- [Directions for this task]:
Leave the pictures out and copy exactly the lines from the line containing "Write a web" to the line containing "var pHigh = [0.762, 0.582, 0.793, 0.431, 0.512];", both lines included.
──────────────────────────────
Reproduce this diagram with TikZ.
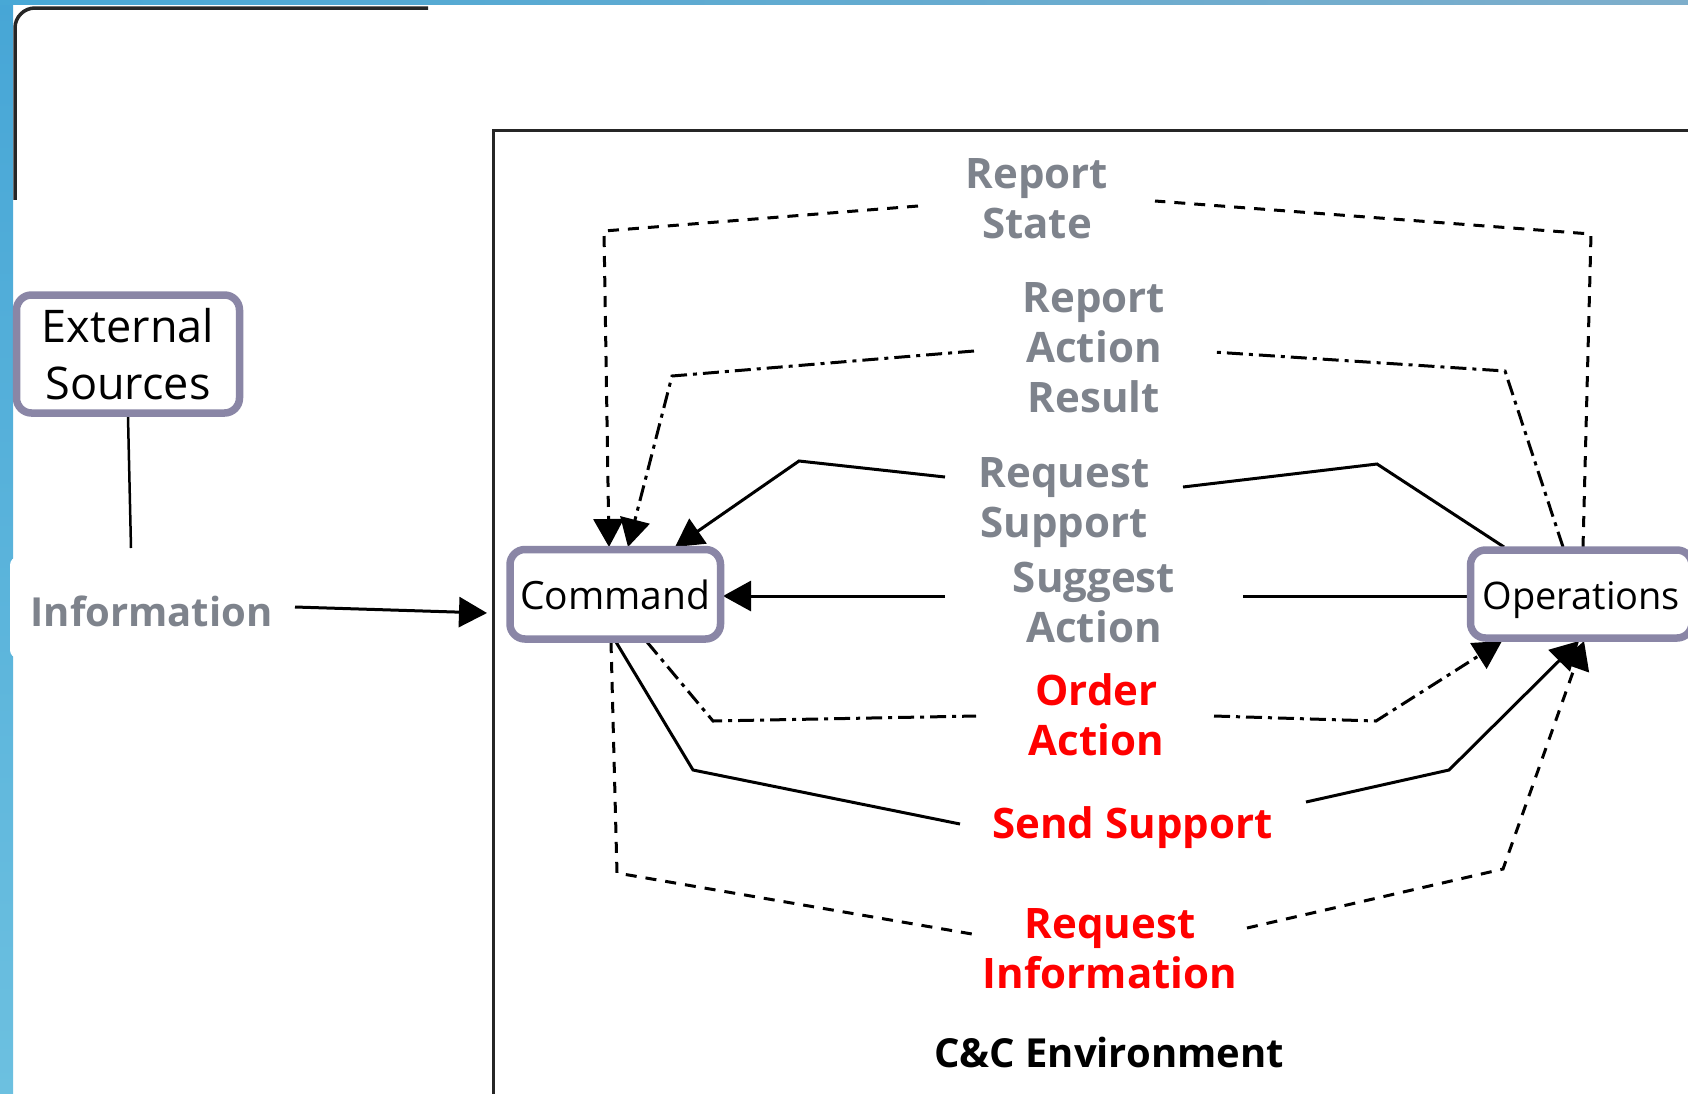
\documentclass[tikz,border=0pt]{standalone}
\usepackage{fontspec}
\setmainfont{Open Sans}
\usetikzlibrary{arrows.meta,calc}
\definecolor{boxborder}{HTML}{8A86A6}
\definecolor{lblgray}{HTML}{7E838C}
\definecolor{lblred}{HTML}{FF0000}
\definecolor{stripTop}{HTML}{47A6D6}
\definecolor{stripBot}{HTML}{6CC0E0}
\definecolor{barL}{HTML}{48A8D6}
\definecolor{barM}{HTML}{8DB6A8}
\definecolor{barR}{HTML}{7EAECB}
\newcommand{\mylines}[1]{\begin{tabular}[t]{@{}c@{}}#1\end{tabular}}
\pgfdeclarelayer{paper}
\pgfdeclarelayer{bg}
\pgfsetlayers{paper,bg,main}
\tikzset{
  pbox/.style={draw=boxborder, line width=7.5pt, rounded corners=15pt, fill=white,
    inner sep=0pt, align=center, text=black},
  onebox/.style={pbox, text height=36pt, text depth=6pt},
  glabel/.style={anchor=base, inner sep=0pt, text=lblgray, font=\fontsize{42}{50}\selectfont\bfseries},
  rlabel/.style={glabel, text=lblred},
  conn/.style={line width=3pt, black},
  tipped/.style={-{Triangle[length=28pt,width=30pt]}},
  dsh/.style={dash pattern=on 11pt off 9pt},
  dshdot/.style={dash pattern=on 16pt off 6pt on 4pt off 6pt},
}
\begin{document}
\begin{tikzpicture}[x=1pt,y=-1pt]
\useasboundingbox (0,0) rectangle (1688,1093);

\begin{pgfonlayer}{paper}
  \fill[white] (0,0) rectangle (1688,1093);
  \shade[top color=stripTop, bottom color=stripBot] (0,0) rectangle (13,1093);
  \shade[left color=barL, middle color=barM, right color=barR] (0,0) rectangle (1688,4);
  \fill[white, rounded corners=8pt] (10,557) rectangle (300,658);
  % partial rounded frame top-left
  \begin{scope}
    \clip (0,4) rectangle (428,199);
    \draw[line width=3.5pt, black!85, rounded corners=20pt] (15,240) -- (15,8) -- (448,8) -- (448,240);
  \end{scope}
  % C&C environment frame
  \draw[line width=3pt, black!85] (493,1100) -- (493,130) -- (1700,130);
\end{pgfonlayer}

% nodes
\node[pbox, minimum width=223pt, minimum height=118pt,
      font=\fontsize{45}{57}\selectfont] (ext) at (128,354) {External\\Sources};
\node[onebox, minimum width=210.5pt, minimum height=89.5pt,
      font=\fontsize{39}{46}\selectfont] (cmd) at (615.25,594.25) {Command};
\node[onebox, minimum width=221.5pt, minimum height=88pt,
      font=\fontsize{38}{46}\selectfont] (ops) at (1581.25,594) {Operations};

\node[glabel, font=\fontsize{40}{50}\selectfont\bfseries] (info) at (151.5,626) {Information};

\node[glabel] (rs)  at (1037,188)  {\mylines{Report\\State}};
\node[glabel] (rar) at (1094,312)  {\mylines{Report\\Action\\Result}};
\node[glabel] (rqs) at (1064,487)  {\mylines{Request\\Support}};
\node[glabel] (sa)  at (1094,592)  {\mylines{Suggest\\Action}};
\node[rlabel] (oa)  at (1096.5,705) {\mylines{Order\\Action}};
\node[rlabel] (ss)  at (1132.5,838) {Send Support};
\node[rlabel] (ri)  at (1110,938)  {\mylines{Request\\Information}};
\node[glabel, text=black, font=\fontsize{40}{50}\selectfont\bfseries] (envlbl) at (1109,1067) {C\&C Environment};

% connector end points
\coordinate (infoL)  at (131,548);
\coordinate (envIn)  at (487,613);
\coordinate (infoR)  at (295,607);
\coordinate (opsW)   at (ops.west |- 0,596);

\begin{pgfonlayer}{bg}
  % External sources -> Information -> C&C environment
  \draw[line width=2.5pt] (ext.south) -- (infoL);
  \draw[conn, tipped] (infoR) -- (envIn);

  % Report State (dashed)
  \draw[conn, dsh] (1583,547) -- (1591,234) -- (1155,201);
  \draw[conn, dsh, tipped] (918,206) -- (604,231) -- (609,547);

  % Report Action Result (dash-dot)
  \draw[conn, dshdot] (1563,547) -- (1505,371) -- (1213,352);
  \draw[conn, dshdot, tipped] (974,351) -- (672,376) -- (628,547);

  % Request Support (solid)
  \draw[conn] (1504,547) -- (1377,464) -- (1183,487);
  \draw[conn, tipped] (945,477) -- (799,461) -- (675,547);

  % Suggest Action (solid)
  \draw[conn] (opsW) -- (1243,596);
  \draw[conn, tipped] (945,596) -- (723,596);

  % Order Action (dash-dot)
  \draw[conn, dshdot] (647,642) -- (713,721) -- (976,716);
  \draw[conn, dshdot, tipped] (1214,716) -- (1376,721) -- (1502,641);

  % Send Support (solid)
  \draw[conn] (616,642) -- (693,770) -- (960,824);
  \draw[conn, tipped] (1306,802) -- (1449,770) -- (1579,641);

  % Request Information (dashed)
  \draw[conn, dsh] (611,642) -- (617,873) -- (972,934);
  \draw[conn, dsh, tipped] (1247,928) -- (1503,869) -- (1584,641);
\end{pgfonlayer}
\end{tikzpicture}
\end{document}
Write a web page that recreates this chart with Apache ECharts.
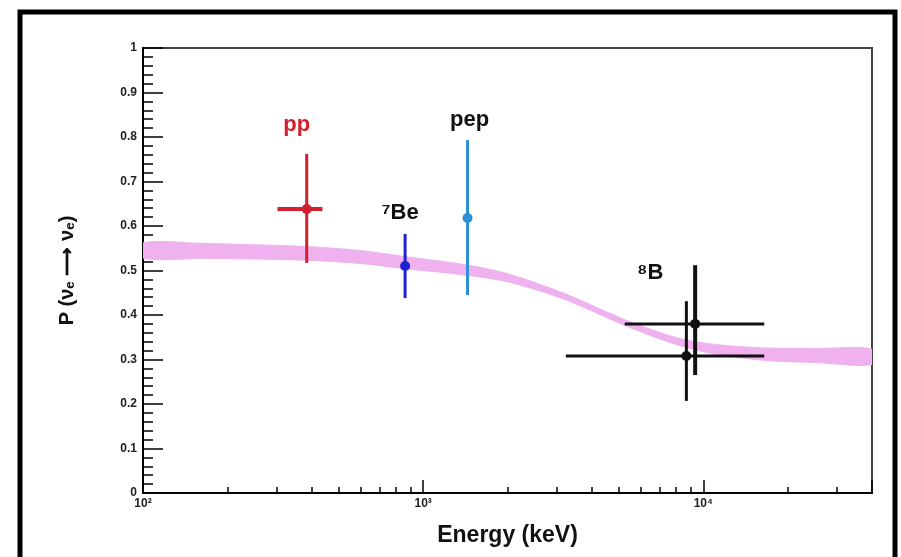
<!DOCTYPE html>
<html lang="en">
<head>
<meta charset="utf-8">
<title>Solar neutrino survival probability</title>
<script src="https://cdn.jsdelivr.net/npm/echarts@6/dist/echarts.min.js"></script>
<style>
  html, body { margin: 0; padding: 0; background: #fff; }
  #chart { width: 901px; height: 557px; }
</style>
</head>
<body>
<div id="chart"></div>
<script>
// ---- data ----
var names = ['pp', '\u2077Be', 'pep', '\u2078B', '\u2078B'];
var energy = [384, 862, 1440, 8700, 9350];          // keV
var prob = [0.638, 0.51, 0.618, 0.308, 0.38];
var eLow = [302, null, null, 3230, 5240];
var eHigh = [437, null, null, 16500, 16500];
var pLow = [0.517, 0.438, 0.445, 0.207, 0.265];
var pHigh = [0.762, 0.582, 0.793, 0.431, 0.512];

// MSW-LMA band (pink): lower and upper edges
var curveE = [100, 160, 240, 380, 592, 867, 1445, 2020, 3230, 5270, 8150, 11300, 16600, 25600, 40000];
var curveLow = [0.528, 0.527, 0.526, 0.523, 0.516, 0.504, 0.489, 0.474, 0.434, 0.376, 0.332, 0.311, 0.298, 0.293, 0.289];
var curveHigh = [0.562, 0.561, 0.558, 0.554, 0.545, 0.531, 0.512, 0.492, 0.447, 0.389, 0.348, 0.333, 0.326, 0.325, 0.323];

var xTickValues = [100, 1000, 10000];
var xTickLabels = ['10\u00b2', '10\u00b3', '10\u2074'];

// ---- styles ----
var pointColors = ['#d3202e', '#1f22d2', '#2a8fd6', '#111111', '#111111'];
var vWidth = [3, 3, 3, 3, 4];
var hWidth = [4, 3, 3, 3, 3];
var labelOffsets = [[-10, -84], [-5, -53], [2, -98], [0, 0], [-45, -51]];
var font = 'Liberation Sans, Arial, Helvetica, sans-serif';
var bandColor = '#efb2ef';

var chart = echarts.init(document.getElementById('chart'));

var labelData = energy.map(function (e, i) {
  return {
    name: names[i],
    value: [e, prob[i]],
    label: {
      show: i !== 3,
      offset: labelOffsets[i],
      color: i === 0 ? pointColors[0] : '#111'
    }
  };
});

chart.setOption({
  animation: false,
  backgroundColor: '#fff',
  graphic: [{
    type: 'rect',
    shape: { x: 20, y: 12, width: 875, height: 560 },
    style: { fill: 'none', stroke: '#000', lineWidth: 5 },
    z: 100
  }],
  grid: {
    left: 143, top: 48, right: 29, bottom: 64,
    show: true,
    borderColor: '#444',
    borderWidth: 2
  },
  xAxis: {
    type: 'log',
    logBase: 10,
    min: 100,
    max: 40000,
    name: 'Energy (keV)',
    nameLocation: 'middle',
    nameGap: 31,
    nameTextStyle: { fontFamily: font, fontSize: 23, fontWeight: 'bold', color: '#111' },
    axisLine: { lineStyle: { color: '#000', width: 2 } },
    axisTick: { inside: true, length: 13, lineStyle: { color: '#000', width: 1.5 } },
    minorTick: { show: true, splitNumber: 9, length: 6, lineStyle: { color: '#000', width: 1.5 } },
    splitLine: { show: false },
    axisLabel: {
      margin: 5,
      showMaxLabel: false,
      fontFamily: font,
      fontSize: 12,
      fontWeight: 'bold',
      color: '#222',
      formatter: function (v) {
        var k = xTickValues.indexOf(v);
        return k >= 0 ? xTickLabels[k] : '';
      }
    }
  },
  yAxis: {
    type: 'value',
    min: 0,
    max: 1,
    interval: 0.1,
    name: 'P (\u03bd\u2091 \u27f6 \u03bd\u2091)',
    nameLocation: 'middle',
    nameRotate: 90,
    nameGap: 66,
    nameTextStyle: { fontFamily: font, fontSize: 20, fontWeight: 'bold', color: '#111' },
    axisLine: { lineStyle: { color: '#000', width: 2 } },
    axisTick: { inside: true, length: 20, lineStyle: { color: '#000', width: 1.5 } },
    minorTick: { show: true, splitNumber: 5, length: 10, lineStyle: { color: '#000', width: 1.5 } },
    splitLine: { show: false },
    axisLabel: {
      margin: 6,
      fontFamily: font,
      fontSize: 12,
      fontWeight: 'bold',
      color: '#222'
    }
  },
  series: [
    {
      // band drawn as one polygon: upper edge left->right, lower edge right->left
      type: 'custom',
      clip: true,
      z: 1,
      data: [[curveE[0], curveHigh[0]]],
      encode: { x: 0, y: 1 },
      renderItem: function (params, api) {
        var pts = [];
        for (var i = 0; i < curveE.length; i++) pts.push(api.coord([curveE[i], curveHigh[i]]));
        for (var j = curveE.length - 1; j >= 0; j--) pts.push(api.coord([curveE[j], curveLow[j]]));
        return {
          type: 'polygon',
          shape: { points: pts, smooth: 0.3 },
          style: { fill: bandColor, stroke: bandColor, lineWidth: 1 }
        };
      }
    },
    {
      type: 'custom',
      data: energy.map(function (e, i) { return [e, prob[i]]; }),
      encode: { x: 0, y: 1 },
      z: 5,
      renderItem: function (params, api) {
        var i = params.dataIndex;
        var color = pointColors[i];
        var c = api.coord([energy[i], prob[i]]);
        var kids = [];
        if (eLow[i] != null) {
          var a = api.coord([eLow[i], prob[i]]);
          var b = api.coord([eHigh[i], prob[i]]);
          kids.push({ type: 'line', shape: { x1: a[0], y1: a[1], x2: b[0], y2: b[1] },
            style: { stroke: color, lineWidth: hWidth[i] } });
        }
        var lo = api.coord([energy[i], pLow[i]]);
        var hi = api.coord([energy[i], pHigh[i]]);
        kids.push({ type: 'line', shape: { x1: lo[0], y1: lo[1], x2: hi[0], y2: hi[1] },
          style: { stroke: color, lineWidth: vWidth[i] } });
        kids.push({ type: 'circle', shape: { cx: c[0], cy: c[1], r: 5 }, style: { fill: color } });
        return { type: 'group', children: kids };
      }
    },
    {
      type: 'scatter',
      data: labelData,
      symbolSize: 0,
      itemStyle: { opacity: 1 },
      z: 6,
      label: {
        position: 'inside',
        formatter: '{b}',
        fontFamily: font,
        fontSize: 22,
        fontWeight: 'bold'
      }
    }
  ]
});
</script>
</body>
</html>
──────────────────────────────
- [Solution to this task]:
Write a web page that recreates this chart with Apache ECharts.
<!DOCTYPE html>
<html lang="en">
<head>
<meta charset="utf-8">
<title>Solar neutrino survival probability</title>
<script src="https://cdn.jsdelivr.net/npm/echarts@6/dist/echarts.min.js"></script>
<style>
  html, body { margin: 0; padding: 0; background: #fff; }
  #chart { width: 901px; height: 557px; }
</style>
</head>
<body>
<div id="chart"></div>
<script>
// ---- data ----
var names = ['pp', '\u2077Be', 'pep', '\u2078B', '\u2078B'];
var energy = [384, 862, 1440, 8700, 9350];          // keV
var prob = [0.638, 0.51, 0.618, 0.308, 0.38];
var eLow = [302, null, null, 3230, 5240];
var eHigh = [437, null, null, 16500, 16500];
var pLow = [0.517, 0.438, 0.445, 0.207, 0.265];
var pHigh = [0.762, 0.582, 0.793, 0.431, 0.512];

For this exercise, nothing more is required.